Once there, he will undoubtedly be one to watch in terms of the Hyundai Best Young Player award, but at this stage he is simply delighted to be in the company of great footballers. “There are two in particular that have had a very positive influence on me: John Obi Mikel and Nwankwo Kanu,” reveals Haruna. “They’re both great players that I talk to often. They have helped me to progress, both in my profession and in my life.”
Obi Mikel should perhaps refrain from offering useful advice to Haruna quite so willingly in the future, given that his fast-improving team-mate now represents the main rival for his position in the Nigeria line-up.
At Monaco, Lukman Haruna hopes to recreate the same success enjoyed by another Nigerian. “Victor Ikpeba left his mark on the history of the club.
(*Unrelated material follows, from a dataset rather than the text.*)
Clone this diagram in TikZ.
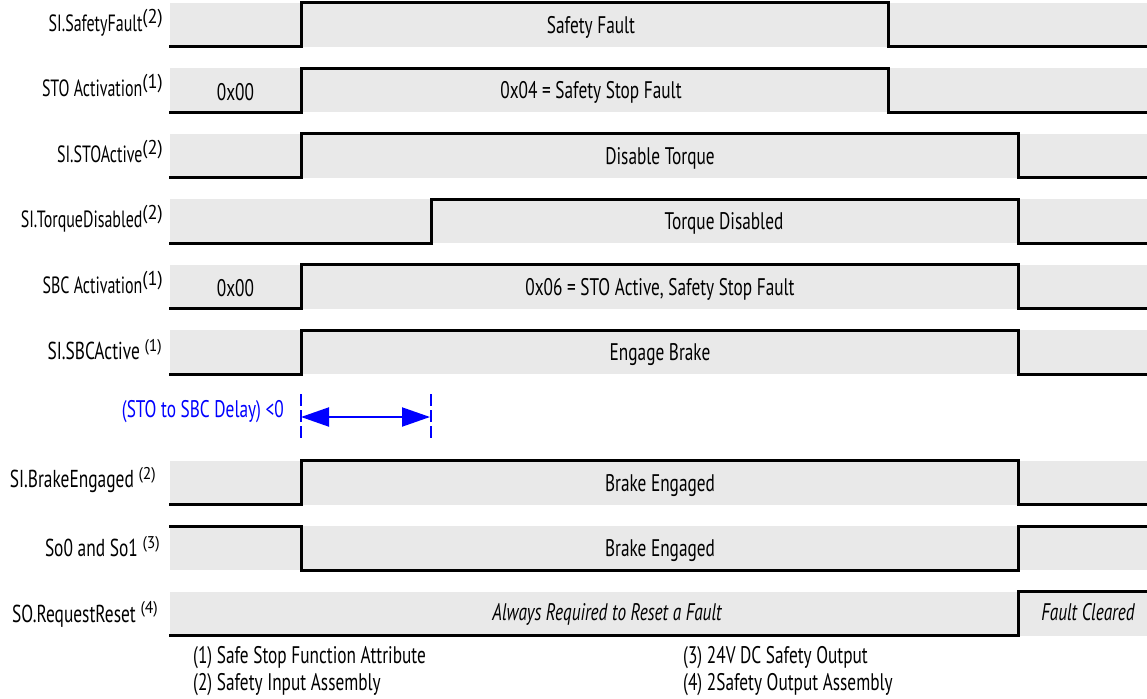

Much is expected of me,” he declared on his arrival, referring to the free-scoring forward who starred at Stade Louis II from 1993 to 1999. “I’m going to do my utmost to become an icon here, too.”
Selected for his country’s 23-man South Africa 2010 squad, Lukman Haruna is the first Nigerian player to take part in FIFA World Cups at three different age levels, after the FIFA U-17 World Cup 2007 and the FIFA U-20 World Cup 2009.
During the CAF African Youth Championship in 2009, Lukman Haruna missed a penalty in two successive matches, but he was not too discouraged by this unfortunate turn of events. “Missing penalties is not unusual in football. Even the very best players miss sometimes.”
Although he got more than his fair share of goals at youth level and has already hit the net on four occasions in Ligue 1, Lukman Haruna feels he has more to offer in this area: “The part of my game that I’d most like to improve is my shooting accuracy - I don’t hit the target often enough.”